Begin AVAILABLE DATA

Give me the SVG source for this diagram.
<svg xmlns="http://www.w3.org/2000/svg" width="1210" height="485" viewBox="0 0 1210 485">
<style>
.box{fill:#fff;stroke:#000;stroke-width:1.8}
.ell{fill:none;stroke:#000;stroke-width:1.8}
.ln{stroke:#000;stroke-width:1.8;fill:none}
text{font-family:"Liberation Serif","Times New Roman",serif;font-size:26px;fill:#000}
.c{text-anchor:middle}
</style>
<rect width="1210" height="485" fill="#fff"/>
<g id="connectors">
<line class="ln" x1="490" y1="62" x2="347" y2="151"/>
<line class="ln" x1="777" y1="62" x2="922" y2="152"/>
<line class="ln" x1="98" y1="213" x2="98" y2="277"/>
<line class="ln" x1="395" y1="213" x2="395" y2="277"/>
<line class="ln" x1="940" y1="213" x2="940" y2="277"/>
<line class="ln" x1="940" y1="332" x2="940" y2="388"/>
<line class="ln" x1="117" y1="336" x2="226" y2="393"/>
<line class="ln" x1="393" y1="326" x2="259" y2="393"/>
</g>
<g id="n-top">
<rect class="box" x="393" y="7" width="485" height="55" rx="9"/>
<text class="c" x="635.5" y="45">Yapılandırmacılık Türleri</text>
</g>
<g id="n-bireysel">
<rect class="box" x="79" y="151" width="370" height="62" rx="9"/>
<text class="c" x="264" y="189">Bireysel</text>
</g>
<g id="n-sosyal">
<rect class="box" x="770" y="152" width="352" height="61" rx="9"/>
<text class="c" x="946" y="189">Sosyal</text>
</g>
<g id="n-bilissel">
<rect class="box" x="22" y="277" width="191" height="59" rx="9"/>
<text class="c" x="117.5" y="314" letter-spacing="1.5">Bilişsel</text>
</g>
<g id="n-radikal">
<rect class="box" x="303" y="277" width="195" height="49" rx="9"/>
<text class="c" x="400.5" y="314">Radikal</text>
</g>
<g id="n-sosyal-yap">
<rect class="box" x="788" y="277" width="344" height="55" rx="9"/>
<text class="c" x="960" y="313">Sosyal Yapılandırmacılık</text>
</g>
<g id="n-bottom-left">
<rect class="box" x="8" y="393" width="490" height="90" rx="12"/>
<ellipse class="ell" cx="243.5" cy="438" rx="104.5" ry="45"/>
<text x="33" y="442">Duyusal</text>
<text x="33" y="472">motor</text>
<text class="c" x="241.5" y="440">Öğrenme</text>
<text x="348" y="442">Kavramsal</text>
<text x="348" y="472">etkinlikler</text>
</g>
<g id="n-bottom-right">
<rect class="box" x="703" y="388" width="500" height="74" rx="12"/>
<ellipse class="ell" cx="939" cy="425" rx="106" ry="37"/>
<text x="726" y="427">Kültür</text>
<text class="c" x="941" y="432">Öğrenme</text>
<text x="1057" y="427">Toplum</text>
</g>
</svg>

End AVAILABLE DATA

**TASK TO CARRY OUT:** Take the lines above and print them exactly.

**OUTPUT OF THE TASK:**
Give me the SVG source for this diagram.
<svg xmlns="http://www.w3.org/2000/svg" width="1210" height="485" viewBox="0 0 1210 485">
<style>
.box{fill:#fff;stroke:#000;stroke-width:1.8}
.ell{fill:none;stroke:#000;stroke-width:1.8}
.ln{stroke:#000;stroke-width:1.8;fill:none}
text{font-family:"Liberation Serif","Times New Roman",serif;font-size:26px;fill:#000}
.c{text-anchor:middle}
</style>
<rect width="1210" height="485" fill="#fff"/>
<g id="connectors">
<line class="ln" x1="490" y1="62" x2="347" y2="151"/>
<line class="ln" x1="777" y1="62" x2="922" y2="152"/>
<line class="ln" x1="98" y1="213" x2="98" y2="277"/>
<line class="ln" x1="395" y1="213" x2="395" y2="277"/>
<line class="ln" x1="940" y1="213" x2="940" y2="277"/>
<line class="ln" x1="940" y1="332" x2="940" y2="388"/>
<line class="ln" x1="117" y1="336" x2="226" y2="393"/>
<line class="ln" x1="393" y1="326" x2="259" y2="393"/>
</g>
<g id="n-top">
<rect class="box" x="393" y="7" width="485" height="55" rx="9"/>
<text class="c" x="635.5" y="45">Yapılandırmacılık Türleri</text>
</g>
<g id="n-bireysel">
<rect class="box" x="79" y="151" width="370" height="62" rx="9"/>
<text class="c" x="264" y="189">Bireysel</text>
</g>
<g id="n-sosyal">
<rect class="box" x="770" y="152" width="352" height="61" rx="9"/>
<text class="c" x="946" y="189">Sosyal</text>
</g>
<g id="n-bilissel">
<rect class="box" x="22" y="277" width="191" height="59" rx="9"/>
<text class="c" x="117.5" y="314" letter-spacing="1.5">Bilişsel</text>
</g>
<g id="n-radikal">
<rect class="box" x="303" y="277" width="195" height="49" rx="9"/>
<text class="c" x="400.5" y="314">Radikal</text>
</g>
<g id="n-sosyal-yap">
<rect class="box" x="788" y="277" width="344" height="55" rx="9"/>
<text class="c" x="960" y="313">Sosyal Yapılandırmacılık</text>
</g>
<g id="n-bottom-left">
<rect class="box" x="8" y="393" width="490" height="90" rx="12"/>
<ellipse class="ell" cx="243.5" cy="438" rx="104.5" ry="45"/>
<text x="33" y="442">Duyusal</text>
<text x="33" y="472">motor</text>
<text class="c" x="241.5" y="440">Öğrenme</text>
<text x="348" y="442">Kavramsal</text>
<text x="348" y="472">etkinlikler</text>
</g>
<g id="n-bottom-right">
<rect class="box" x="703" y="388" width="500" height="74" rx="12"/>
<ellipse class="ell" cx="939" cy="425" rx="106" ry="37"/>
<text x="726" y="427">Kültür</text>
<text class="c" x="941" y="432">Öğrenme</text>
<text x="1057" y="427">Toplum</text>
</g>
</svg>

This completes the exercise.